*What the task requires*
Give again only the lines running from the one with "Give me the" through the one with "Serif', 'Times New", inclusive. Omit every picture.

*Given data*
___
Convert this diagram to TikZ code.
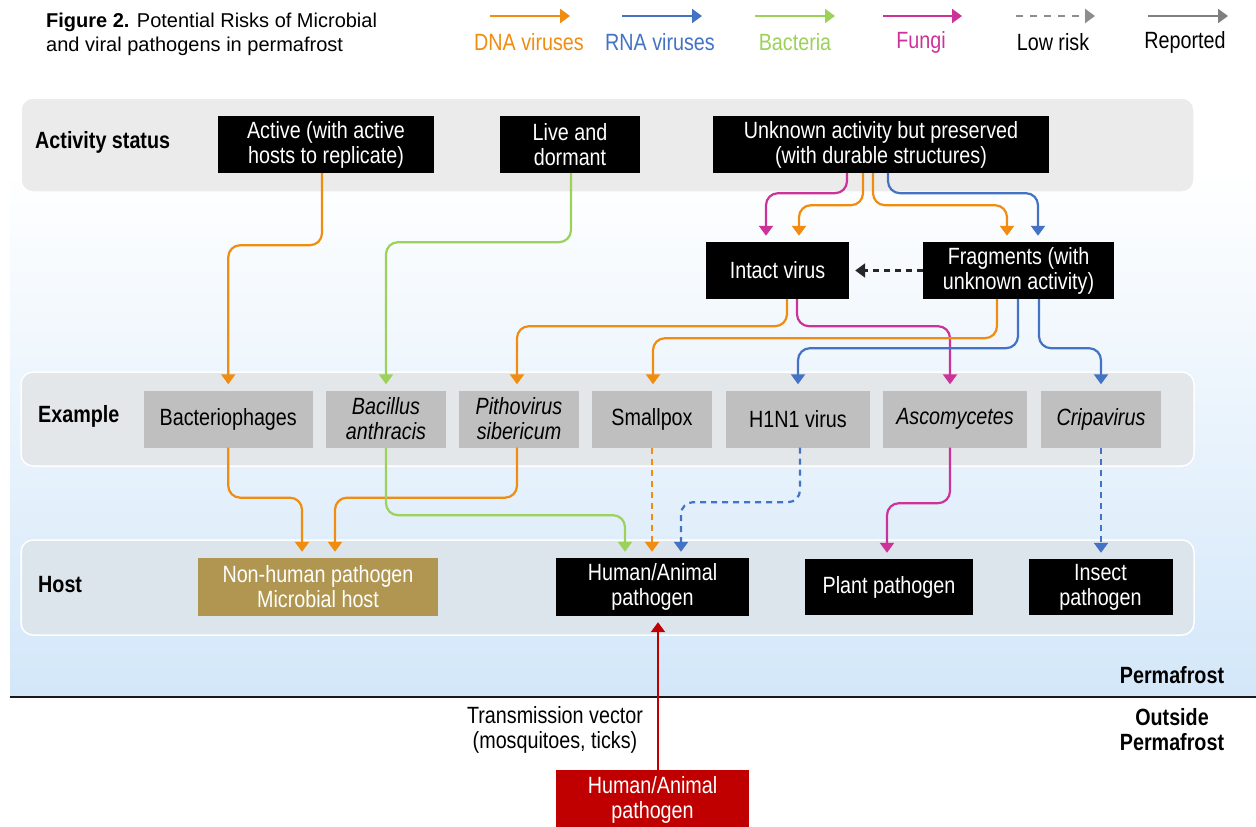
\documentclass[tikz,border=0pt]{standalone}
\usepackage{fontspec}
\setmainfont{Liberation Sans}[FakeStretch=0.84]
\newfontfamily\widefont{Liberation Sans}
\usetikzlibrary{arrows.meta}
\definecolor{cOr}{HTML}{F08C10}
\definecolor{cBl}{HTML}{4472C4}
\definecolor{cGn}{HTML}{9CD15A}
\definecolor{cMg}{HTML}{CC3399}
\definecolor{cGy}{HTML}{808080}
\definecolor{cRed}{HTML}{C00000}
\definecolor{cGold}{HTML}{B09650}
\definecolor{cEx}{HTML}{BFBFBF}
\definecolor{pA}{HTML}{EBEBEB}
\definecolor{pB}{HTML}{E4E7EA}
\definecolor{pC}{HTML}{DCE4EC}
\definecolor{skyB}{HTML}{D3E7F9}
\newcommand\nf{\fontsize{23.5}{25}\selectfont}
\newcommand\blf{\fontsize{23.5}{25}\selectfont\bfseries}
\tikzset{
  conn/.style={line width=2.2pt, rounded corners=12pt, -{Triangle[width=14pt,length=10pt]}, shorten >=6pt},
  dna/.style={conn, draw=cOr},
  rna/.style={conn, draw=cBl},
  bac/.style={conn, draw=cGn},
  fun/.style={conn, draw=cMg},
  lowrisk/.style={dash pattern=on 6pt off 5pt},
  legarr/.style={line width=2.2pt, -{Triangle[width=14pt,length=10pt]}},
  bbox/.style={fill=black, text=white, align=center, inner sep=0pt, font=\nf, minimum height=57pt},
  gbox/.style={fill=cEx, text=black, align=center, inner sep=0pt, font=\nf, minimum height=57pt},
  panel/.style={rounded corners=12pt, draw=white, line width=1.5pt},
  rowlab/.style={anchor=west, inner sep=0pt, font=\blf},
  leglab/.style={inner sep=0pt, font=\nf},
}
\begin{document}
\begin{tikzpicture}[x=1pt,y=-1pt]
\useasboundingbox (0,0) rectangle (1256,827);
\fill[white] (0,0) rectangle (1256,827);
% sky gradient (permafrost region)
\fill[top color=white, bottom color=skyB] (10,170) rectangle (1256,697);
\draw[line width=2pt, black!90] (10,697) -- (1256,697);

% panels
\fill[pA, panel] (21,98) rectangle (1194,192);
\fill[pB, panel] (21,372) rectangle (1194,466);
\fill[pC, panel] (21,540) rectangle (1194,635);

% title
\node[anchor=west, align=left, inner sep=0pt, font=\widefont\fontsize{20}{24}\selectfont] (title) at (46,34)
  {\textbf{Figure 2.} Potential Risks of Microbial\\and viral pathogens in permafrost};

% legend
\node[leglab, text=cOr] (lg1) at (529,42) {DNA viruses};
\node[leglab, text=cBl] (lg2) at (660,42) {RNA viruses};
\node[leglab, text=cGn] (lg3) at (795,42) {Bacteria};
\node[leglab, text=cMg] (lg4) at (921,42) {Fungi};
\node[leglab, text=black] (lg5) at (1053,42) {Low risk};
\node[leglab, text=black] (lg6) at (1185,42) {Reported};
\coordinate (l1a) at (490,16); \coordinate (l1b) at (570,16);
\coordinate (l2a) at (622,16); \coordinate (l2b) at (702,16);
\coordinate (l3a) at (755,16); \coordinate (l3b) at (835,16);
\coordinate (l4a) at (883,16); \coordinate (l4b) at (962,16);
\coordinate (l5a) at (1016,16); \coordinate (l5b) at (1095,16);
\coordinate (l6a) at (1148,16); \coordinate (l6b) at (1228,16);
\draw[legarr, cOr] (l1a) -- (l1b);
\draw[legarr, cBl] (l2a) -- (l2b);
\draw[legarr, cGn] (l3a) -- (l3b);
\draw[legarr, cMg] (l4a) -- (l4b);
\draw[legarr, cGy!90, dash pattern=on 7pt off 7pt] (l5a) -- (l5b);
\draw[legarr, cGy] (l6a) -- (l6b);

% row labels
\node[rowlab] (rl1) at (35,142) {Activity status};
\node[rowlab] (rl2) at (38,416) {Example};
\node[rowlab] (rl3) at (38,585) {Host};

% activity status row
\node[bbox, minimum width=216pt] (act) at (326,144.5) {Active (with active\\hosts to replicate)};
\node[bbox, minimum width=140pt] (live) at (570,144.5) {Live and\\dormant};
\node[bbox, minimum width=336pt] (unk) at (881,144.5) {Unknown activity but preserved\\(with durable structures)};
\node[bbox, minimum width=143pt] (intact) at (777.5,270.5) {Intact virus};
\node[bbox, minimum width=191pt] (frag) at (1018.5,270.5) {Fragments (with\\unknown activity)};

% example row
\node[gbox, minimum width=168.5pt] (bph) at (228.25,419) {Bacteriophages};
\node[gbox, minimum width=120pt] (bacl) at (386,419) {\itshape Bacillus\\\itshape anthracis};
\node[gbox, minimum width=120pt] (pit) at (519,419) {\itshape Pithovirus\\\itshape sibericum};
\node[gbox, minimum width=120pt] (spx) at (652,419) {Smallpox};
\node[gbox, minimum width=144pt] (h1n1) at (798,419) {H1N1 virus};
\node[gbox, minimum width=144pt] (asc) at (955,419) {\itshape Ascomycetes};
\node[gbox, minimum width=120pt] (cri) at (1101,419) {\itshape Cripavirus};

% host row
\node[bbox, fill=cGold, minimum width=240pt, minimum height=58pt] (nonh) at (318,587) {Non-human pathogen\\Microbial host};
\node[bbox, minimum width=193pt, minimum height=58pt] (hum) at (652.5,587) {Human/Animal\\pathogen};
\node[bbox, minimum width=168pt, minimum height=56pt] (plant) at (889,587) {Plant pathogen};
\node[bbox, minimum width=144pt, minimum height=56pt] (insect) at (1100.5,587) {Insect\\pathogen};

% outside
\node[bbox, fill=cRed, minimum width=193pt, minimum height=60pt] (red) at (652.5,800) {Human/Animal\\pathogen};
\node[align=center, inner sep=0pt, font=\nf] (tv) at (555,730) {Transmission vector\\(mosquitoes, ticks)};
\node[align=center, inner sep=0pt, font=\blf] (pf) at (1172,675) {Permafrost};
\node[align=center, inner sep=0pt, font=\blf] (opf) at (1172,730) {Outside\\Permafrost};

% activity -> example / intermediate
\draw[dna] ([xshift=-4pt]act.south) -- ++(0,72) -| (bph.north);
\draw[bac] ([xshift=1pt]live.south) -- ++(0,69) -| (bacl.north);
\draw[fun] ([xshift=-34pt]unk.south) -- ++(0,20) -| ([xshift=-11.5pt]intact.north);
\draw[dna] ([xshift=-18pt]unk.south) -- ++(0,32) -| ([xshift=21.5pt]intact.north);
\draw[dna] ([xshift=-8pt]unk.south) -- ++(0,32) -| ([xshift=-11.5pt]frag.north);
\draw[rna] ([xshift=7pt]unk.south) -- ++(0,20) -| ([xshift=19.5pt]frag.north);
\draw[conn, draw=black!85, lowrisk] (frag.west) -- (intact.east);

% intermediate -> example
\draw[dna] ([xshift=9.5pt]intact.south) -- ++(0,27) -| ([xshift=-2pt]pit.north);
\draw[fun] ([xshift=19.5pt]intact.south) -- ++(0,27) -| ([xshift=-5pt]asc.north);
\draw[dna] ([xshift=-21.5pt]frag.south) -- ++(0,39) -| ([xshift=1pt]spx.north);
\draw[rna] ([xshift=-0.5pt]frag.south) -- ++(0,49) -| (h1n1.north);
\draw[rna] ([xshift=20.5pt]frag.south) -- ++(0,49) -| (cri.north);

% example -> host
\draw[dna] (bph.south) -- ++(0,50) -| ([xshift=-16pt]nonh.north);
\draw[dna] ([xshift=-2pt]pit.south) -- ++(0,50) -| ([xshift=17pt]nonh.north);
\draw[bac] (bacl.south) -- ++(0,67.5) -| ([xshift=-27.5pt]hum.north);
\draw[dna, lowrisk] (spx.south) -- (spx.south |- hum.north);
\draw[rna, lowrisk] ([xshift=2pt]h1n1.south) -- ++(0,54.5) -| ([xshift=28.5pt]hum.north);
\draw[fun] ([xshift=-5pt]asc.south) -- ++(0,55.5) -| ([xshift=-2pt]plant.north);
\draw[rna, lowrisk] (cri.south) -- (cri.south |- insect.north);

% transmission
\draw[conn, draw=cRed] ([xshift=5.5pt]red.north) -- ([xshift=5.5pt]hum.south);
\end{tikzpicture}
\end{document}
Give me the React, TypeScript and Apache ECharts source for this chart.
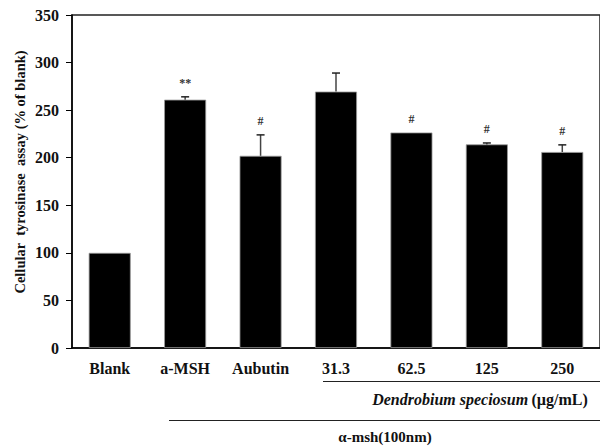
import React, { useEffect, useRef } from "react";
import * as echarts from "echarts";

const categories = ["Blank", "a-MSH", "Aubutin", "31.3", "62.5", "125", "250"];
const meanValues = [100, 261, 202, 269.5, 226.5, 214, 206];
const errorUpper = [100, 264, 224, 289, 226.5, 215.5, 213.5];
const sigMarks = ["", "**", "#", "", "#", "#", "#"];
const yTicks = { min: 0, max: 350, interval: 50 };

const FONT = "'Liberation Serif', 'Times New Roman', serif";

export default function App() {
  const ref = useRef<HTMLDivElement>(null);
  useEffect(() => {
    if (!ref.current) return;
    const chart = echarts.init(ref.current, undefined, { renderer: "svg" });
    const errData = categories.map((_, i) => [i, meanValues[i], errorUpper[i]]);
    const sigData = categories.map((_, i) => [i, errorUpper[i], sigMarks[i]]);
    chart.setOption({
      animation: false,
      backgroundColor: "#fff",
      grid: { left: 72, top: 15, right: -3, bottom: 98, show: true, borderColor: "#222", borderWidth: 1.5, backgroundColor: "transparent" },
      xAxis: {
        type: "category",
        data: categories,
        axisLine: { lineStyle: { color: "#000", width: 1.5 } },
        axisTick: { show: false },
        axisLabel: { margin: 12, fontFamily: FONT, fontWeight: "bold", fontSize: 16, color: "#111" },
      },
      yAxis: {
        type: "value",
        min: yTicks.min,
        max: yTicks.max,
        interval: yTicks.interval,
        splitLine: { show: false },
        axisLine: { show: true, lineStyle: { color: "#000", width: 1.5 } },
        axisTick: { show: true, inside: false, length: 6, lineStyle: { color: "#000" } },
        axisLabel: { margin: 13, fontFamily: FONT, fontWeight: "bold", fontSize: 16, color: "#111" },
      },
      series: [
        {
          type: "bar",
          data: meanValues,
          barWidth: 42,
          itemStyle: { color: "#000", borderColor: "#999", borderWidth: 0.8 },
          z: 2,
        },
        {
          type: "custom",
          data: errData,
          z: 3,
          renderItem: (params: any, api: any) => {
            const x = api.value(0);
            if (api.value(2) <= api.value(1)) return { type: "group", children: [] };
            const lo = api.coord([x, api.value(1)]);
            const hi = api.coord([x, api.value(2)]);
            const w = 4;
            return {
              type: "group",
              children: [
                { type: "line", shape: { x1: lo[0], y1: lo[1], x2: hi[0], y2: hi[1] }, style: { stroke: "#444", lineWidth: 1.5 } },
                { type: "line", shape: { x1: hi[0] - w, y1: hi[1], x2: hi[0] + w, y2: hi[1] }, style: { stroke: "#222", lineWidth: 1.5 } },
              ],
            };
          },
        },
        {
          type: "custom",
          data: sigData,
          z: 4,
          renderItem: (params: any, api: any) => {
            const idx = params.dataIndex;
            const txt = sigMarks[idx];
            const p = api.coord([api.value(0), api.value(1)]);
            return {
              type: "text",
              x: p[0],
              y: p[1] - 8,
              style: { text: txt, fontFamily: FONT, fontWeight: "bold", fontSize: 12, fill: "#333", align: "center", verticalAlign: "bottom" },
            };
          },
        },
      ],
      graphic: [
        {
          type: "text",
          x: 20,
          y: 172,
          rotation: Math.PI / 2,
          style: {
            text: "Cellular  tyrosinase  assay (% of blank)",
            fontFamily: FONT,
            fontWeight: "bold",
            fontSize: 14.5,
            fill: "#111",
            align: "center",
            verticalAlign: "middle",
          },
        },
        { type: "line", shape: { x1: 323, y1: 381.5, x2: 600, y2: 381.5 }, style: { stroke: "#222", lineWidth: 1.2 } },
        {
          type: "text",
          x: 480,
          y: 399,
          style: {
            text: "{i|Dendrobium speciosum} {b|(µg/mL)}",
            align: "center",
            verticalAlign: "middle",
            rich: {
              i: { fontFamily: FONT, fontStyle: "italic", fontWeight: "bold", fontSize: 16, fill: "#111" },
              b: { fontFamily: FONT, fontWeight: "bold", fontSize: 16, fill: "#111" },
            },
          },
        },
        { type: "line", shape: { x1: 169, y1: 420.5, x2: 600, y2: 420.5 }, style: { stroke: "#222", lineWidth: 1.2 } },
        {
          type: "text",
          x: 385,
          y: 437,
          style: { text: "α-msh(100nm)", fontFamily: FONT, fontWeight: "bold", fontSize: 15, fill: "#111", align: "center", verticalAlign: "middle" },
        },
      ],
    });
    return () => chart.dispose();
  }, []);
  return <div ref={ref} style={{ width: 600, height: 446, position: "absolute", left: 0, top: 0 }} />;
}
___
*Correct answer*
Give me the React, TypeScript and Apache ECharts source for this chart.
import React, { useEffect, useRef } from "react";
import * as echarts from "echarts";

const categories = ["Blank", "a-MSH", "Aubutin", "31.3", "62.5", "125", "250"];
const meanValues = [100, 261, 202, 269.5, 226.5, 214, 206];
const errorUpper = [100, 264, 224, 289, 226.5, 215.5, 213.5];
const sigMarks = ["", "**", "#", "", "#", "#", "#"];
const yTicks = { min: 0, max: 350, interval: 50 };

const FONT = "'Liberation Serif', 'Times New Roman', serif";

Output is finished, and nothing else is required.